__What is needed__: Set down exactly the lines of the listing below, please, beginning with the first and ending with the line that holds "fig.patch.set_facecolor('white')".

__Data segment__:

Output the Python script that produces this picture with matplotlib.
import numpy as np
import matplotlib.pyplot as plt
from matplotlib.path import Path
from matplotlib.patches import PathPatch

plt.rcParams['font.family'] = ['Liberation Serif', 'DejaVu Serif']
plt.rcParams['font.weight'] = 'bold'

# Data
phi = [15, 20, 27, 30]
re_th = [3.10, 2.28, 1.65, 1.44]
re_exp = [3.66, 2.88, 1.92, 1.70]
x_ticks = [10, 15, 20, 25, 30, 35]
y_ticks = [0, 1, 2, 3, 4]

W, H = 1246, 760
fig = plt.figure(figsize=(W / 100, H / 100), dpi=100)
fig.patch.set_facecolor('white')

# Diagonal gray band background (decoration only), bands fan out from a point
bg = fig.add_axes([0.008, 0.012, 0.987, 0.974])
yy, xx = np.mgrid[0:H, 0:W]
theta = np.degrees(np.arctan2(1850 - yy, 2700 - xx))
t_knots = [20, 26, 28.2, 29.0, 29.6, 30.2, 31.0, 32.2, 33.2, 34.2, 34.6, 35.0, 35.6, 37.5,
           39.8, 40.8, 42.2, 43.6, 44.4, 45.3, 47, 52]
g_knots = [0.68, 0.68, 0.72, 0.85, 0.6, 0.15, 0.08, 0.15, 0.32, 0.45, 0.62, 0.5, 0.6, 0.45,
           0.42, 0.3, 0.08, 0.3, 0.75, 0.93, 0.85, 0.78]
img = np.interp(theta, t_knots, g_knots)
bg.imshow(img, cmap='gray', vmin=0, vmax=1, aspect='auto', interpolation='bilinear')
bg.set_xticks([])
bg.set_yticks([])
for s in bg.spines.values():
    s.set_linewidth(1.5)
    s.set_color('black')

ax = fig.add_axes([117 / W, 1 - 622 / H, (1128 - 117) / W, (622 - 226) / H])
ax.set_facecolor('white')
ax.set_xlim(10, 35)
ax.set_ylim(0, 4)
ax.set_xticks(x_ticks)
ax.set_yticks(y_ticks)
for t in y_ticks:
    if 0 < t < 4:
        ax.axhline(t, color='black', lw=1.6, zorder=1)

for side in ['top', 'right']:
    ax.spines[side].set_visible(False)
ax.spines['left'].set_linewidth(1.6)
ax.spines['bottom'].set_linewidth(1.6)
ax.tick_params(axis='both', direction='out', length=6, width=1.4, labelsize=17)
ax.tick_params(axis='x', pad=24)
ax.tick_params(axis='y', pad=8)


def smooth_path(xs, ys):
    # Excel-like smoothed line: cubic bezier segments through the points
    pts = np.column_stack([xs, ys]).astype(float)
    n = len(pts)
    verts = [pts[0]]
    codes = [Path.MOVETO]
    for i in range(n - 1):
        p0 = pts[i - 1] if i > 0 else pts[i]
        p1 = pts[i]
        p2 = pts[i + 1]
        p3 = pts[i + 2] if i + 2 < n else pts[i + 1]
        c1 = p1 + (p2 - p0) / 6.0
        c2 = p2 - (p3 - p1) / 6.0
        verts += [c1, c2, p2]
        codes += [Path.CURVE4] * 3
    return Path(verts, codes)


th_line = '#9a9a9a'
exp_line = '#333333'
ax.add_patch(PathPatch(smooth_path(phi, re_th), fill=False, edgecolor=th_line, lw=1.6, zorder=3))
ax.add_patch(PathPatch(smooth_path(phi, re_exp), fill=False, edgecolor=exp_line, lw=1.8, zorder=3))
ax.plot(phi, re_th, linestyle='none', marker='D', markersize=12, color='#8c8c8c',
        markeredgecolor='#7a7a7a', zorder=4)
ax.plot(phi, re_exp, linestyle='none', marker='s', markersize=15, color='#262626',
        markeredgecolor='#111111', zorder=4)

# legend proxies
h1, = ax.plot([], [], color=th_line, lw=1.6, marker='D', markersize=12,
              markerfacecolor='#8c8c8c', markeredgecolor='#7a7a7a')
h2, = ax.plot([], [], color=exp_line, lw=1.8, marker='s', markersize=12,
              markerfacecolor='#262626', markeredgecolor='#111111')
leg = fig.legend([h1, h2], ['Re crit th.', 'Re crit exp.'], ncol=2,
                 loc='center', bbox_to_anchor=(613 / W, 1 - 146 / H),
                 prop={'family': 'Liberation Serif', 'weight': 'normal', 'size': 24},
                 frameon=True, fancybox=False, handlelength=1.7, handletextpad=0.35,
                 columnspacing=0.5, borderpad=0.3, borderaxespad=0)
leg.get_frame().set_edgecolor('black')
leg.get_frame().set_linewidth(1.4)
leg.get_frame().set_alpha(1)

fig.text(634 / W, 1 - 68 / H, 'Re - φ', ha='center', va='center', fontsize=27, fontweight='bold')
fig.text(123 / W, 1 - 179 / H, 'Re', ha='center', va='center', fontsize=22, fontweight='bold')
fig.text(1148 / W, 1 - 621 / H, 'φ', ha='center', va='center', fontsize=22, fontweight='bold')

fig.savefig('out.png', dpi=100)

__Task result__:
Output the Python script that produces this picture with matplotlib.
import numpy as np
import matplotlib.pyplot as plt
from matplotlib.path import Path
from matplotlib.patches import PathPatch

plt.rcParams['font.family'] = ['Liberation Serif', 'DejaVu Serif']
plt.rcParams['font.weight'] = 'bold'

# Data
phi = [15, 20, 27, 30]
re_th = [3.10, 2.28, 1.65, 1.44]
re_exp = [3.66, 2.88, 1.92, 1.70]
x_ticks = [10, 15, 20, 25, 30, 35]
y_ticks = [0, 1, 2, 3, 4]

W, H = 1246, 760
fig = plt.figure(figsize=(W / 100, H / 100), dpi=100)
fig.patch.set_facecolor('white')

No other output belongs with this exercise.